Afghan journalist details escape amidst Taliban takeover in Speaker Series talk
Afghan journalist Fatema Hosseini spoke to more than 100 students and community members as part of The Media School’s fall Speaker Series on Monday evening, answering questions about the role of freedom in her experience as a journalist. The event, sponsored by The Media School and the Center for the Study of the Middle East, was offered in person in the Franklin Hall commons and online.
Hosseini, who is a member of the Shi’a Hazara ethnic group — a minority in Afghanistan — began working as a journalist for Afghan news agency Etilaatroz in 2019 and began freelancing for USA Today in April 2021. She fled to the U.S. following the Taliban takeover of Kabul in August.
Her work and gender, as well as her father’s background as an Afghan national soldier, endangered her.
“I went through hell to get here,” Hosseini said.
Fearing for her safety since the Taliban has historically targeted women, education and the free press, Hosseini was able to evacuate Afghanistan with the help of USA Today international correspondent Kim Hjelmgaard and Navy Lt. Alex Cornell du Houx.
As a journalist, Hosseini interviewed Taliban militants prior to the organization’s control of Kabul. One source told her that when the Taliban succeeded, they would knock on her door, she said.
That conversation wouldn’t leave her mind Aug. 15 when the Taliban took control of the capital, she said. Hosseini burned the items in her apartment that would identify her as a “bad Muslim,” she said, including written song lyrics, nail polish and photos featuring bright red lipstick and her hair blowing in the wind.

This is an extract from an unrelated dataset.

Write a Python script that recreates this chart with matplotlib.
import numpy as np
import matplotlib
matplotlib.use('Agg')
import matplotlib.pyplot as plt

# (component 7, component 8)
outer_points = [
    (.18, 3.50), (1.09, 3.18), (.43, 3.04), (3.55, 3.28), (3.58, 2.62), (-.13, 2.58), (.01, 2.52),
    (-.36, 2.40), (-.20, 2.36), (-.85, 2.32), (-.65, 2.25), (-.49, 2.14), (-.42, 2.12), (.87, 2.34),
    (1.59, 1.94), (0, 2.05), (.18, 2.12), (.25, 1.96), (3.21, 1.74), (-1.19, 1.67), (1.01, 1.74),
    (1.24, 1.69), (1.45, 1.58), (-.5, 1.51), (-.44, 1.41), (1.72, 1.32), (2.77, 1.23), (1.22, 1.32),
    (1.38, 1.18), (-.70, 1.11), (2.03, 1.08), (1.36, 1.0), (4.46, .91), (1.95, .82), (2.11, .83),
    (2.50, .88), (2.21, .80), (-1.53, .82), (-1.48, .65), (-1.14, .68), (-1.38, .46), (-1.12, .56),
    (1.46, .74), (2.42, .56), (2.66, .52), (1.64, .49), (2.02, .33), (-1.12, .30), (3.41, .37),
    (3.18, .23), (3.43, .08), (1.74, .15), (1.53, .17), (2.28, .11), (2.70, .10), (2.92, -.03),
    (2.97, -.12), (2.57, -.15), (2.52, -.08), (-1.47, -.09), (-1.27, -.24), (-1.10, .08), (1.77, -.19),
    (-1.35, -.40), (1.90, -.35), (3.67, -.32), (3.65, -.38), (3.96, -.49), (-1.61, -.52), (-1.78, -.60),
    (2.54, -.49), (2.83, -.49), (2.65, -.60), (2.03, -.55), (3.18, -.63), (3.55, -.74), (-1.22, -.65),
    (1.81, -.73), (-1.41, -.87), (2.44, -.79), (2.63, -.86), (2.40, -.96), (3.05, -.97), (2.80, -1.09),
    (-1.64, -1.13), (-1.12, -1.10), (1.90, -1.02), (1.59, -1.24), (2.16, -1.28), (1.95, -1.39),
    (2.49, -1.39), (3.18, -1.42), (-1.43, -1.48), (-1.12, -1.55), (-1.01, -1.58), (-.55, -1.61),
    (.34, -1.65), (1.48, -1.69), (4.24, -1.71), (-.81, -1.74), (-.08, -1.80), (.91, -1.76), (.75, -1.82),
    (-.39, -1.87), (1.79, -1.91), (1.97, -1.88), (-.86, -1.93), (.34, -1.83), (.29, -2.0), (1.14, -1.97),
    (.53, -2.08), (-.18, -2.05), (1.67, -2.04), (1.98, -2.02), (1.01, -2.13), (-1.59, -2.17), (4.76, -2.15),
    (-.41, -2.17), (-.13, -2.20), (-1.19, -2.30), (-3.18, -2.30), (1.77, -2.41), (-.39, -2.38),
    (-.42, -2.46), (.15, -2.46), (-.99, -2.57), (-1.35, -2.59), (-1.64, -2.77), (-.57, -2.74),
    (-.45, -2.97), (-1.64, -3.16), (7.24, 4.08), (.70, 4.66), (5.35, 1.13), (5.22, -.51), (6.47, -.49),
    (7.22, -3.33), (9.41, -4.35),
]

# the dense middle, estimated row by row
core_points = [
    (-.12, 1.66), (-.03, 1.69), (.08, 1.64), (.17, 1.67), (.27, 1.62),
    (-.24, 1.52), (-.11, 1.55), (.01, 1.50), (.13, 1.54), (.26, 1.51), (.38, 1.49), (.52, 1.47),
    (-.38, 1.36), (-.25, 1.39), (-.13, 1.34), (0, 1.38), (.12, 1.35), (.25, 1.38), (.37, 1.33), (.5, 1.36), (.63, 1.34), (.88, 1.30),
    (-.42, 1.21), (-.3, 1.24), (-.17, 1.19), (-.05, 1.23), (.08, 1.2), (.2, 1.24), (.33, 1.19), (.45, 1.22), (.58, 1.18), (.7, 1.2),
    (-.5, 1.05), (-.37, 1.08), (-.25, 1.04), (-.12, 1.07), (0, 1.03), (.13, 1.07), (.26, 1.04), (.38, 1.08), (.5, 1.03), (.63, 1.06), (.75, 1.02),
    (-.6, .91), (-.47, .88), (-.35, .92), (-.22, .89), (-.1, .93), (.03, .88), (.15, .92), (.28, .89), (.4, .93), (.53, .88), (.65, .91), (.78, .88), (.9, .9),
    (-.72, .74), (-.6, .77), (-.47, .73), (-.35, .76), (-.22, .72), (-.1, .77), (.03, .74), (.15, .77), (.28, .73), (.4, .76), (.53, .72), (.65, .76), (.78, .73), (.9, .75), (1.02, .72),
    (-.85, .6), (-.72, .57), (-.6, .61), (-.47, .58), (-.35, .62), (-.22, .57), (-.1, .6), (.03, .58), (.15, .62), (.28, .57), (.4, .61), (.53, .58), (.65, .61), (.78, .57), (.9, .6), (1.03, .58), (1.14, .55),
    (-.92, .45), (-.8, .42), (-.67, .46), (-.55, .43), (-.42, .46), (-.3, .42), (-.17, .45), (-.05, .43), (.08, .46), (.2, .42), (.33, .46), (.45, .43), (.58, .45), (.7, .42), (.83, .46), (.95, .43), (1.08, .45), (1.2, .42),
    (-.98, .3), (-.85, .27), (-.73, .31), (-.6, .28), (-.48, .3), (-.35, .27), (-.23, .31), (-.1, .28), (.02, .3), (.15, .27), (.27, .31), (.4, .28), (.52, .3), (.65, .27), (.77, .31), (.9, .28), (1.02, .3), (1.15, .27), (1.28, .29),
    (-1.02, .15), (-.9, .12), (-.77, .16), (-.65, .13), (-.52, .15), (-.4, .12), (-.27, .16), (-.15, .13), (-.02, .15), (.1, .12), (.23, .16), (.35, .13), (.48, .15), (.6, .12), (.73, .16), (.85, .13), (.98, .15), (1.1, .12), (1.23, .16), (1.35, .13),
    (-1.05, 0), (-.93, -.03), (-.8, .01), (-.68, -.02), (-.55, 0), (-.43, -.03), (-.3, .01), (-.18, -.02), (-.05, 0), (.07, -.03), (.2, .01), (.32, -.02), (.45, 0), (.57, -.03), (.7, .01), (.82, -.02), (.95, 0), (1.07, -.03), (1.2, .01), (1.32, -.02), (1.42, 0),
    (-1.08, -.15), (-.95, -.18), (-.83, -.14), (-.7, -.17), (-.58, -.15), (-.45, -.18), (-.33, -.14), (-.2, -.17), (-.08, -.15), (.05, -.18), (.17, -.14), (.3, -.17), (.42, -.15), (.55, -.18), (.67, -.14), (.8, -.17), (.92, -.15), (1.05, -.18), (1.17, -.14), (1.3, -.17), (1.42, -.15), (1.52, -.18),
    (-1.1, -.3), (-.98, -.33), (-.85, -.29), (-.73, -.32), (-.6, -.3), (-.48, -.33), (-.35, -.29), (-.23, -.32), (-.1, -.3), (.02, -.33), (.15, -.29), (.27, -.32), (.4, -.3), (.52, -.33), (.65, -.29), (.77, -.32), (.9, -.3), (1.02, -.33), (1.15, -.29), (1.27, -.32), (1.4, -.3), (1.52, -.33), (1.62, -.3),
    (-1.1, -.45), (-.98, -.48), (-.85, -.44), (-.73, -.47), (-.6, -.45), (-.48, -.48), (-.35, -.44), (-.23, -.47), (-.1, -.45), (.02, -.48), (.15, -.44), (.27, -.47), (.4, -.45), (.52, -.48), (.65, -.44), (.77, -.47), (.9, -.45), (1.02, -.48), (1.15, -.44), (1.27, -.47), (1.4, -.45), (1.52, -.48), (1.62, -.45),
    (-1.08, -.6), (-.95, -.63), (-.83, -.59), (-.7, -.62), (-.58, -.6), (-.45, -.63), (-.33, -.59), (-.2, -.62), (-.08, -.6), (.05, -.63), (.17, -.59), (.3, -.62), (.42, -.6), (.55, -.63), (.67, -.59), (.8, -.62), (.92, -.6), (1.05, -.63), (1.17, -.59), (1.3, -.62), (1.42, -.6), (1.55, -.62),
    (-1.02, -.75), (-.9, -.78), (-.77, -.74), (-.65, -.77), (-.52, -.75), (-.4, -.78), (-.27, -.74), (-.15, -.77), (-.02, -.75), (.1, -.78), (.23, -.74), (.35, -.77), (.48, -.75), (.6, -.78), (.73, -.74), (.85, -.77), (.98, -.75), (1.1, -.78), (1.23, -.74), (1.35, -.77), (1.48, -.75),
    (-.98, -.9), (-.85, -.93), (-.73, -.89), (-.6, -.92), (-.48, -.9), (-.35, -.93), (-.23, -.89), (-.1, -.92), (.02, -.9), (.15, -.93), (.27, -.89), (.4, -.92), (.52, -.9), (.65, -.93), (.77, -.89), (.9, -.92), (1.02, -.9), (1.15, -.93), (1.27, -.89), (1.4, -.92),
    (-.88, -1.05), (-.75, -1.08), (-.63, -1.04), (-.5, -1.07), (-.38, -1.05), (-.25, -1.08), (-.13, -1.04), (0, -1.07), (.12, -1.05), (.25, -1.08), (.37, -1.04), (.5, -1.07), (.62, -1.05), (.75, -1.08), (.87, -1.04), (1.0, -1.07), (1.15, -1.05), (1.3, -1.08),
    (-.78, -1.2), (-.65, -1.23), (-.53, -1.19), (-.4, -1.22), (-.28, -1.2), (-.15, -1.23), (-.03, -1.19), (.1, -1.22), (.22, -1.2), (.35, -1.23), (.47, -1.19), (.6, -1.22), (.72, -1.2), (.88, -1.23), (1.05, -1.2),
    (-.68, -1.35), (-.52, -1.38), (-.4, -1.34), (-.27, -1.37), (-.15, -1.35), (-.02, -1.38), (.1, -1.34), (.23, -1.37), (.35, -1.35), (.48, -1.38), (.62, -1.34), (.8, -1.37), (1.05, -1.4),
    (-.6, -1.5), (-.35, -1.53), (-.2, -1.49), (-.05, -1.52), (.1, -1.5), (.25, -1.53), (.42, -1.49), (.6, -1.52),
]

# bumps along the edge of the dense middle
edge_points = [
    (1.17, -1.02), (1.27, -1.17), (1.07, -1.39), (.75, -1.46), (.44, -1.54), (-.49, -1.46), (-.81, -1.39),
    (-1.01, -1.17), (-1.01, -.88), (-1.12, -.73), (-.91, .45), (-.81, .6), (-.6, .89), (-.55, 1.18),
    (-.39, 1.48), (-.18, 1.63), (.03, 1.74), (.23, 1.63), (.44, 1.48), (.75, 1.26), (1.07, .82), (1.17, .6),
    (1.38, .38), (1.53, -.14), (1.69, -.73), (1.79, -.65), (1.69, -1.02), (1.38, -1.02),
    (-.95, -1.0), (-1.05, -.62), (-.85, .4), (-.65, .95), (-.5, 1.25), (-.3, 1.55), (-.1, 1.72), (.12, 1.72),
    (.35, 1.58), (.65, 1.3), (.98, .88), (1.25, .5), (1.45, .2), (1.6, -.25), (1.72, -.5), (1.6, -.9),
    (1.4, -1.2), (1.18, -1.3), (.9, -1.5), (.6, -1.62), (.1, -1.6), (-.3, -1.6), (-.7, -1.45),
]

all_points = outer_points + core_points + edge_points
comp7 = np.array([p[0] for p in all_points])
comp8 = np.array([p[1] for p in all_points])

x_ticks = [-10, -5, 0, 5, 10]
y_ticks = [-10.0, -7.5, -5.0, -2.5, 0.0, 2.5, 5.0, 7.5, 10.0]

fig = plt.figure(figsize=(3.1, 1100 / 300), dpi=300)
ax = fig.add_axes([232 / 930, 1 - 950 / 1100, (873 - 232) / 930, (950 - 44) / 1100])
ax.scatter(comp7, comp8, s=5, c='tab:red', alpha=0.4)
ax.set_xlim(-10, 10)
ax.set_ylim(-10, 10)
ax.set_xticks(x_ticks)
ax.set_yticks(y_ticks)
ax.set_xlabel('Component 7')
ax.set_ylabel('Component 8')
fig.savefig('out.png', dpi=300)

“When I met her, I knew that I had to bring her here,” said professor of practice and Q&A moderator Kelley French, who edited the story Hosseini wrote about her escape for USA Today. “I wanted her to meet my students because her story puts into stark terms what freedom actually means, what it actually looks like, what it is like to lose that freedom and at what cost that freedom comes.”
Freedom, Hosseini said, is the idea she clung to during her attempt to leave Afghanistan — an attempt that included facing the butt of a Taliban member’s gun, a narrowly missed lashing, lies and tears.
“Freedom is the thing,” Hosseini said. “You don’t notice how (many) rights you have to enjoy, what the life is you really have to live — once it’s gone, you really notice that and you fight for it. You fight so hard that you might lose your life in the middle.”
She said she knew she had to keep going because of the sacrifices her parents made her entire life to invest in her. She had access to education, graduating from Asian University for Women in Chittagong, Bangladesh, in 2018, with a major in politics, philosophy and economics. At 27, Hosseini is unmarried.
“I could not see the efforts of two decades, of almost three decades, that my parents constantly put on me (vanish) over several hours,” she said. “So I had to keep going.”
After Hosseini evacuated, the team saved more than 500 people, including her family, she said.
“I’m really happy and thankful to the team that helped them out, that helped us out,” she said.